Give the data again, word for word.

━━━ AVAILABLE DATA

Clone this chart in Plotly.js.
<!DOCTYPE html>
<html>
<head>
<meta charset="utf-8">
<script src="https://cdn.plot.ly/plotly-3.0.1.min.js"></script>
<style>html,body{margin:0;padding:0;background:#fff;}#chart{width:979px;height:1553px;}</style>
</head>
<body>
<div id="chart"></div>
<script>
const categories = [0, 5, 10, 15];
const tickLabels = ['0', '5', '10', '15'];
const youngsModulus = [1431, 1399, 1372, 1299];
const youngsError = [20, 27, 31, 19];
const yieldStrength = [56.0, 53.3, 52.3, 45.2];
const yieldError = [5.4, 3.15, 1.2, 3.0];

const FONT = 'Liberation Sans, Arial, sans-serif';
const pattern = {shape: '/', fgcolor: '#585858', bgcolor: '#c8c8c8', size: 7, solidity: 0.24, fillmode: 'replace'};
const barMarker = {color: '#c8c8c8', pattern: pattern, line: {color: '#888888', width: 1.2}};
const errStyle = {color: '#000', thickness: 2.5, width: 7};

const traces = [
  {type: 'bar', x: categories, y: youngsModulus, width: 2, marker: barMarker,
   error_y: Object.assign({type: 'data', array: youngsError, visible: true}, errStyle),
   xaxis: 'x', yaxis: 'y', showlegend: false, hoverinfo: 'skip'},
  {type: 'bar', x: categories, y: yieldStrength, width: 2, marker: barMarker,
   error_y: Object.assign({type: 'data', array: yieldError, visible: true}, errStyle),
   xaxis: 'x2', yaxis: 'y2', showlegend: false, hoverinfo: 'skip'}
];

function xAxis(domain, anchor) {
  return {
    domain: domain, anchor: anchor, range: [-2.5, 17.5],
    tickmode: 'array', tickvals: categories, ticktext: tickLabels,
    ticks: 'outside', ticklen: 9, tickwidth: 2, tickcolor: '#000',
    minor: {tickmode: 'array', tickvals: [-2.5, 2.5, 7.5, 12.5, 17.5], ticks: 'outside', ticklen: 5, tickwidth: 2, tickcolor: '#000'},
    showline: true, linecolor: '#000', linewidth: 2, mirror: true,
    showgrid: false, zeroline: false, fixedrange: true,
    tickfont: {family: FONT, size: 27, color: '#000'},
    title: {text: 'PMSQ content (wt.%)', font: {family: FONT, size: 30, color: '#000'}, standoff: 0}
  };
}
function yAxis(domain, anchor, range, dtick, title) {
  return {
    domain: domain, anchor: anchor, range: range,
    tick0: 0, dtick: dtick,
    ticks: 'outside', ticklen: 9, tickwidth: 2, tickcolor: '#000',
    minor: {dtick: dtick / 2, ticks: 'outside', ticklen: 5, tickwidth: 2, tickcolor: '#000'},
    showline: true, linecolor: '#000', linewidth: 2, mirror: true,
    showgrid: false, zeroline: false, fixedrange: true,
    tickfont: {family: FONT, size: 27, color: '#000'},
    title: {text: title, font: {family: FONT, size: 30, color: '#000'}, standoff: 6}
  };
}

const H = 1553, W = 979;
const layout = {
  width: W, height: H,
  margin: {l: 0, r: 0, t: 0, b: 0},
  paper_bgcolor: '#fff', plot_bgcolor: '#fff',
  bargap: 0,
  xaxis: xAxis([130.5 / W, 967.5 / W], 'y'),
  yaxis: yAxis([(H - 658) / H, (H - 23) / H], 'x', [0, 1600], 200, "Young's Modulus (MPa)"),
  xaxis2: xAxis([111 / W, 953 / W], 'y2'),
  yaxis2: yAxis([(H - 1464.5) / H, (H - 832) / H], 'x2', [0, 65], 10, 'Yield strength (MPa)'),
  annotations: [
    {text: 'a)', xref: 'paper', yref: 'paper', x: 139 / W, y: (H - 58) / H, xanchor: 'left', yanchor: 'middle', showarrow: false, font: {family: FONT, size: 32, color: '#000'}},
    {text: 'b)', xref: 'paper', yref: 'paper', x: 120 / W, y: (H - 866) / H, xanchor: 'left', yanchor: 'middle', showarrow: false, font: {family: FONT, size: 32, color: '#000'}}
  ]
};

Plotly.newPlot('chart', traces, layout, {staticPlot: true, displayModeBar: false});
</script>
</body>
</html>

━━━━━━

● OUTPUT OF THE TASK:
Clone this chart in Plotly.js.
<!DOCTYPE html>
<html>
<head>
<meta charset="utf-8">
<script src="https://cdn.plot.ly/plotly-3.0.1.min.js"></script>
<style>html,body{margin:0;padding:0;background:#fff;}#chart{width:979px;height:1553px;}</style>
</head>
<body>
<div id="chart"></div>
<script>
const categories = [0, 5, 10, 15];
const tickLabels = ['0', '5', '10', '15'];
const youngsModulus = [1431, 1399, 1372, 1299];
const youngsError = [20, 27, 31, 19];
const yieldStrength = [56.0, 53.3, 52.3, 45.2];
const yieldError = [5.4, 3.15, 1.2, 3.0];

const FONT = 'Liberation Sans, Arial, sans-serif';
const pattern = {shape: '/', fgcolor: '#585858', bgcolor: '#c8c8c8', size: 7, solidity: 0.24, fillmode: 'replace'};
const barMarker = {color: '#c8c8c8', pattern: pattern, line: {color: '#888888', width: 1.2}};
const errStyle = {color: '#000', thickness: 2.5, width: 7};

const traces = [
  {type: 'bar', x: categories, y: youngsModulus, width: 2, marker: barMarker,
   error_y: Object.assign({type: 'data', array: youngsError, visible: true}, errStyle),
   xaxis: 'x', yaxis: 'y', showlegend: false, hoverinfo: 'skip'},
  {type: 'bar', x: categories, y: yieldStrength, width: 2, marker: barMarker,
   error_y: Object.assign({type: 'data', array: yieldError, visible: true}, errStyle),
   xaxis: 'x2', yaxis: 'y2', showlegend: false, hoverinfo: 'skip'}
];

function xAxis(domain, anchor) {
  return {
    domain: domain, anchor: anchor, range: [-2.5, 17.5],
    tickmode: 'array', tickvals: categories, ticktext: tickLabels,
    ticks: 'outside', ticklen: 9, tickwidth: 2, tickcolor: '#000',
    minor: {tickmode: 'array', tickvals: [-2.5, 2.5, 7.5, 12.5, 17.5], ticks: 'outside', ticklen: 5, tickwidth: 2, tickcolor: '#000'},
    showline: true, linecolor: '#000', linewidth: 2, mirror: true,
    showgrid: false, zeroline: false, fixedrange: true,
    tickfont: {family: FONT, size: 27, color: '#000'},
    title: {text: 'PMSQ content (wt.%)', font: {family: FONT, size: 30, color: '#000'}, standoff: 0}
  };
}
function yAxis(domain, anchor, range, dtick, title) {
  return {
    domain: domain, anchor: anchor, range: range,
    tick0: 0, dtick: dtick,
    ticks: 'outside', ticklen: 9, tickwidth: 2, tickcolor: '#000',
    minor: {dtick: dtick / 2, ticks: 'outside', ticklen: 5, tickwidth: 2, tickcolor: '#000'},
    showline: true, linecolor: '#000', linewidth: 2, mirror: true,
    showgrid: false, zeroline: false, fixedrange: true,
    tickfont: {family: FONT, size: 27, color: '#000'},
    title: {text: title, font: {family: FONT, size: 30, color: '#000'}, standoff: 6}
  };
}

const H = 1553, W = 979;
const layout = {
  width: W, height: H,
  margin: {l: 0, r: 0, t: 0, b: 0},
  paper_bgcolor: '#fff', plot_bgcolor: '#fff',
  bargap: 0,
  xaxis: xAxis([130.5 / W, 967.5 / W], 'y'),
  yaxis: yAxis([(H - 658) / H, (H - 23) / H], 'x', [0, 1600], 200, "Young's Modulus (MPa)"),
  xaxis2: xAxis([111 / W, 953 / W], 'y2'),
  yaxis2: yAxis([(H - 1464.5) / H, (H - 832) / H], 'x2', [0, 65], 10, 'Yield strength (MPa)'),
  annotations: [
    {text: 'a)', xref: 'paper', yref: 'paper', x: 139 / W, y: (H - 58) / H, xanchor: 'left', yanchor: 'middle', showarrow: false, font: {family: FONT, size: 32, color: '#000'}},
    {text: 'b)', xref: 'paper', yref: 'paper', x: 120 / W, y: (H - 866) / H, xanchor: 'left', yanchor: 'middle', showarrow: false, font: {family: FONT, size: 32, color: '#000'}}
  ]
};

Plotly.newPlot('chart', traces, layout, {staticPlot: true, displayModeBar: false});
</script>
</body>
</html>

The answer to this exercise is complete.